Nov. 28 (Bloomberg) -- KGHM Polska Miedz SA, Poland’s sole copper and silver producer, fell the most in two weeks after Chief Executive Officer Herbert Wirth said declining metals prices will have a “significant” impact on earnings next year.
The shares closed 3.3 percent lower at 117 zloty after earlier losing as much as 4.9 percent. KGHM is the worst-performing stock in Warsaw’s benchmark WIG30 Index this year, losing 38 percent. Next year will be “tough” and the state-controlled company is working on a cost-cutting program to offset dropping prices, Wirth told reporters today.
“The comments might have come as a surprise to those investors who bet an improvement in global economy and a copper price rebound,” Tomasz Duda, a Warsaw-based analyst at Erste Group Bank AG, said by phone today.
Wirth wouldn’t comment on next year’s profit forecast.
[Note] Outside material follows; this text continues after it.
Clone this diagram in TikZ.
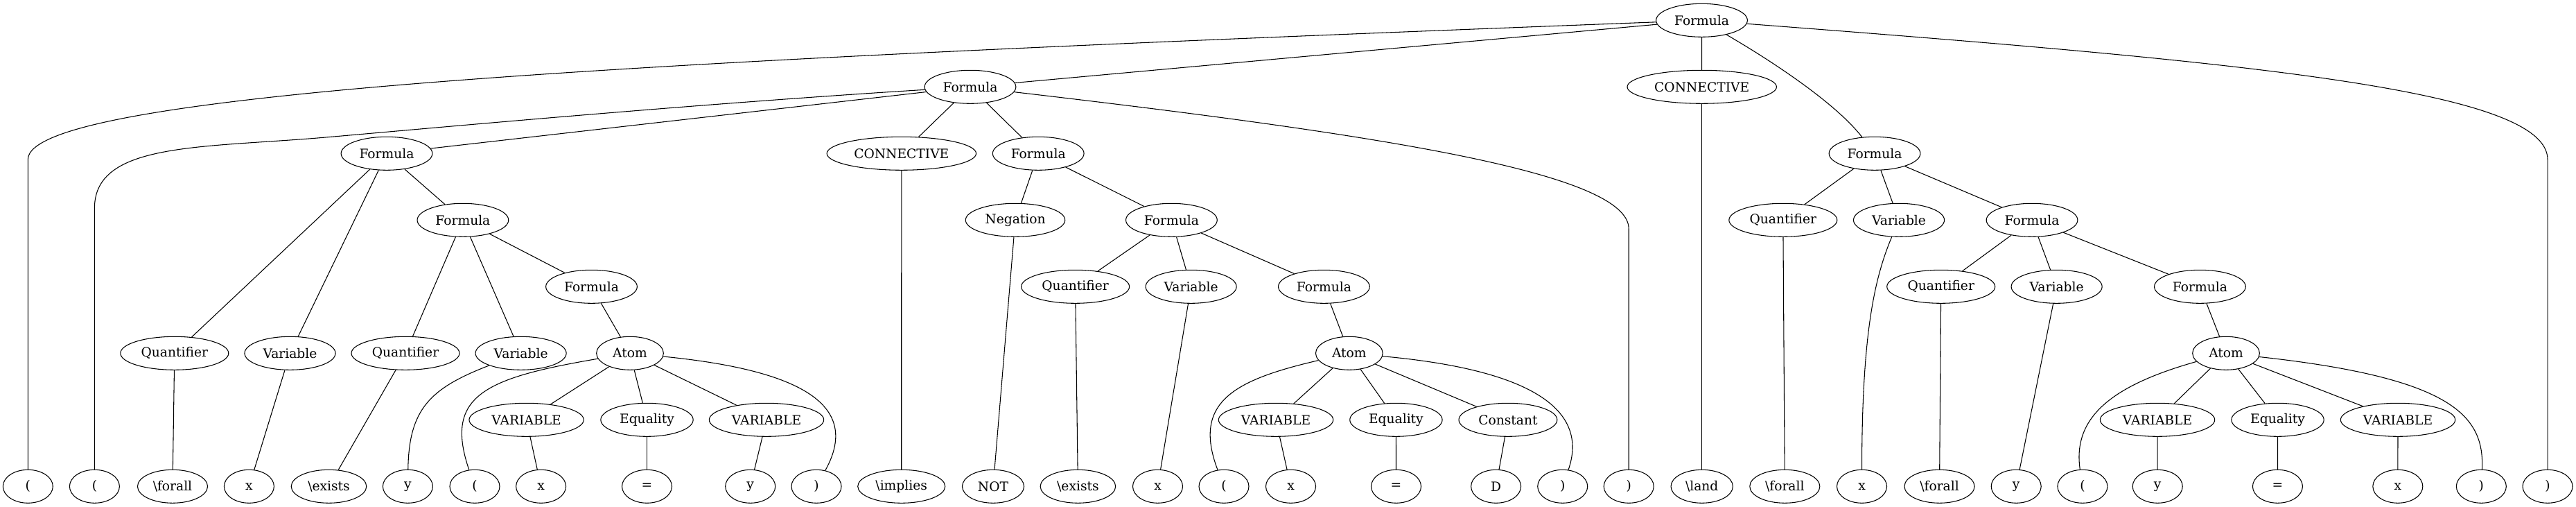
\documentclass[tikz,border=0pt]{standalone}
\usepackage{fontspec}
\setmainfont{DejaVu Serif}
\usetikzlibrary{shapes.geometric}
\begin{document}
\begin{tikzpicture}[x=0.75pt,y=-0.75pt,
  nd/.style={ellipse, draw, line width=0.8pt, minimum height=36pt, inner sep=0pt, font=\fontsize{14}{16}\selectfont},
  edge/.style={line width=0.8pt},
  fm/.style={minimum width=98.8pt},
  cn/.style={minimum width=161.6pt},
  qt/.style={minimum width=117pt},
  vr/.style={minimum width=98.3pt},
  atm/.style={minimum width=72.5pt},
  VR/.style={minimum width=124pt},
  eq/.style={minimum width=100pt},
  ct/.style={minimum width=106.4pt},
  ng/.style={minimum width=107.6pt},
  lf/.style={minimum width=54pt},
  fa/.style={minimum width=75.8pt},
  ld/.style={minimum width=67pt},
  im/.style={minimum width=94.5pt},
  nt/.style={minimum width=66.8pt},
  ex/.style={minimum width=81.4pt}]
\fill[white] (0,0) rectangle (3717,731);
\useasboundingbox (0,0) rectangle (3717,731);
% rank 0
\node[nd,fm] (R) at (2455.5,29.3) {Formula};
% rank 1
\node[nd,fm] (F1) at (1400,125.3) {Formula};
\node[nd,cn] (C1) at (2455.7,125.3) {CONNECTIVE};
% rank 2
\node[nd,fm] (F2) at (558,221.3) {Formula};
\node[nd,cn] (C2) at (1300.8,221.3) {CONNECTIVE};
\node[nd,fm] (F3) at (1498.2,221.3) {Formula};
\node[nd,fm] (F4) at (2705,221.3) {Formula};
% rank 3
\node[nd,fm] (F5) at (667.9,317.3) {Formula};
\node[nd,ng] (NG) at (1465,317.3) {Negation};
\node[nd,fm] (F6) at (1690.4,317.3) {Formula};
\node[nd,qt] (Q4) at (2572.8,317.3) {Quantifier};
\node[nd,vr] (V4) at (2740,317.3) {Variable};
\node[nd,fm] (F7) at (2932,317.3) {Formula};
% rank 4
\node[nd,fm] (F8) at (853.5,413.3) {Formula};
\node[nd,qt] (Q3) at (1551.6,413.3) {Quantifier};
\node[nd,vr] (V3) at (1718.6,413.3) {Variable};
\node[nd,fm] (F9) at (1910.4,413.3) {Formula};
\node[nd,qt] (Q5) at (2800.7,413.3) {Quantifier};
\node[nd,vr] (V5) at (2967.6,413.3) {Variable};
\node[nd,fm] (F10) at (3174.4,413.3) {Formula};
% rank 5
\node[nd,qt] (Q1) at (251.8,509.3) {Quantifier};
\node[nd,vr] (V1) at (418.5,509.3) {Variable};
\node[nd,qt] (Q2) at (585,509.3) {Quantifier};
\node[nd,vr] (V2) at (751.6,509.3) {Variable};
\node[nd,atm] (A1) at (909,509.3) {Atom};
\node[nd,atm] (A2) at (1946.8,509.3) {Atom};
\node[nd,atm] (A3) at (3212,509.3) {Atom};
% rank 6
\node[nd,VR] (VA1) at (759.6,605.3) {VARIABLE};
\node[nd,eq] (E1) at (933.5,605.3) {Equality};
\node[nd,VR] (VA2) at (1106,605.3) {VARIABLE};
\node[nd,VR] (VA3) at (1841,605.3) {VARIABLE};
\node[nd,eq] (E2) at (2014.4,605.3) {Equality};
\node[nd,ct] (K) at (2175.9,605.3) {Constant};
\node[nd,VR] (VA4) at (3113,605.3) {VARIABLE};
\node[nd,eq] (E3) at (3286.5,605.3) {Equality};
\node[nd,VR] (VA5) at (3460,605.3) {VARIABLE};
% rank 7 leaves
\node[nd,lf] (L1) at (40.3,701.3) {(};
\node[nd,lf] (L2) at (136.4,701.3) {(};
\node[nd,fa] (L3) at (249,701.3) {\textbackslash forall};
\node[nd,lf] (L4) at (359.4,701.3) {x};
\node[nd,ex] (L5) at (474.5,701.3) {\textbackslash exists};
\node[nd,lf] (L6) at (588.4,701.3) {y};
\node[nd,lf] (L7) at (685,701.3) {(};
\node[nd,lf] (L8) at (780.6,701.3) {x};
\node[nd,lf] (L9) at (933.5,701.3) {=};
\node[nd,lf] (L10) at (1082.7,701.3) {y};
\node[nd,lf] (L11) at (1178,701.3) {)};
\node[nd,im] (L12) at (1300.7,701.3) {\textbackslash implies};
\node[nd,nt] (L13) at (1433,701.3) {NOT};
\node[nd,ex] (L14) at (1555.4,701.3) {\textbackslash exists};
\node[nd,lf] (L15) at (1670.5,701.3) {x};
\node[nd,lf] (L16) at (1766,701.3) {(};
\node[nd,lf] (L17) at (1862.5,701.3) {x};
\node[nd,lf] (L18) at (2014.5,701.3) {=};
\node[nd,lf] (L19) at (2158.6,701.3) {D};
\node[nd,lf] (L20) at (2254.7,701.3) {)};
\node[nd,lf] (L21) at (2350.2,701.3) {)};
\node[nd,ld] (L22) at (2455.7,701.3) {\textbackslash land};
\node[nd,fa] (L23) at (2575.3,701.3) {\textbackslash forall};
\node[nd,lf] (L24) at (2686.5,701.3) {x};
\node[nd,fa] (L25) at (2798.5,701.3) {\textbackslash forall};
\node[nd,lf] (L26) at (2909.2,701.3) {y};
\node[nd,lf] (L27) at (3004.9,701.3) {(};
\node[nd,lf] (L28) at (3113.2,701.3) {y};
\node[nd,lf] (L29) at (3286.4,701.3) {=};
\node[nd,lf] (L30) at (3459.8,701.3) {x};
\node[nd,lf] (L31) at (3580.3,701.3) {)};
\node[nd,lf] (L32) at (3676,701.3) {)};
% edges from root
\draw[edge] (R) .. controls (1000,85) and (40.3,130) .. (40.3,230) -- (L1);
\draw[edge] (R) -- (F1);
\draw[edge] (R) -- (C1);
\draw[edge] (R) .. controls (2560,90) and (2650,150) .. (F4);
\draw[edge] (R) .. controls (3250,90) and (3676,130) .. (3676,230) -- (L32);
% edges from F1
\draw[edge] (F1) .. controls (1000,150) and (620,185) .. (470,198) .. controls (290,213.6) and (136.4,205) .. (136.4,300) -- (L2);
\draw[edge] (F1) -- (F2);
\draw[edge] (F1) -- (C2);
\draw[edge] (F1) -- (F3);
\draw[edge] (F1) .. controls (2000,195) and (2350.2,250) .. (2350.2,330) -- (L21);
% left subtree
\draw[edge] (F2) -- (Q1);
\draw[edge] (F2) -- (V1);
\draw[edge] (F2) -- (F5);
\draw[edge] (Q1) -- (L3);
\draw[edge] (V1) -- (L4);
\draw[edge] (F5) -- (Q2);
\draw[edge] (F5) -- (V2);
\draw[edge] (F5) -- (F8);
\draw[edge] (Q2) -- (L5);
\draw[edge] (V2) .. controls (620,560) and (590,590) .. (L6);
\draw[edge] (F8) -- (A1);
\draw[edge] (A1) .. controls (700,545) and (640,570) .. (L7);
\draw[edge] (A1) -- (VA1);
\draw[edge] (A1) -- (E1);
\draw[edge] (A1) -- (VA2);
\draw[edge] (A1) .. controls (1170,535) and (1240,590) .. (L11);
\draw[edge] (VA1) -- (L8);
\draw[edge] (E1) -- (L9);
\draw[edge] (VA2) -- (L10);
% middle
\draw[edge] (C2) -- (L12);
\draw[edge] (F3) -- (NG);
\draw[edge] (F3) -- (F6);
\draw[edge] (NG) -- (L13);
\draw[edge] (F6) -- (Q3);
\draw[edge] (F6) -- (V3);
\draw[edge] (F6) -- (F9);
\draw[edge] (Q3) -- (L14);
\draw[edge] (V3) -- (L15);
\draw[edge] (F9) -- (A2);
\draw[edge] (A2) .. controls (1780,548) and (1720,580) .. (L16);
\draw[edge] (A2) -- (VA3);
\draw[edge] (A2) -- (E2);
\draw[edge] (A2) -- (K);
\draw[edge] (A2) .. controls (2230,535) and (2290,600) .. (L20);
\draw[edge] (VA3) -- (L17);
\draw[edge] (E2) -- (L18);
\draw[edge] (K) -- (L19);
% right
\draw[edge] (C1) -- (L22);
\draw[edge] (F4) -- (Q4);
\draw[edge] (F4) -- (V4);
\draw[edge] (F4) -- (F7);
\draw[edge] (Q4) -- (L23);
\draw[edge] (V4) .. controls (2705,400) and (2686.5,480) .. (L24);
\draw[edge] (F7) -- (Q5);
\draw[edge] (F7) -- (V5);
\draw[edge] (F7) -- (F10);
\draw[edge] (Q5) -- (L25);
\draw[edge] (V5) -- (L26);
\draw[edge] (F10) -- (A3);
\draw[edge] (A3) .. controls (3050,555) and (2990,600) .. (L27);
\draw[edge] (A3) -- (VA4);
\draw[edge] (A3) -- (E3);
\draw[edge] (A3) -- (VA5);
\draw[edge] (A3) .. controls (3540,545) and (3585,600) .. (L31);
\draw[edge] (VA4) -- (L28);
\draw[edge] (E3) -- (L29);
\draw[edge] (VA5) -- (L30);
\end{tikzpicture}
\end{document}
Net income will exceed 3 billion zloty ($972 million) in 2013, in line with the company’s forecast of 3.2 billion zloty, he added.
KGHM’s net income will probably slump to 2.57 billion zloty next year from this year’s 2.99 billion zloty, according to the mean estimate in a Bloomberg survey of 17 analysts.
Copper for delivery in three months fell as much as 0.4 percent to $6,992 a ton on the London Metal Exchange today, extending this year’s decline to 12 percent. KGHM expects copper to trade between $6,800 and $7,200 a ton next year, Wirth said, adding that prices will probably rebound in 2015.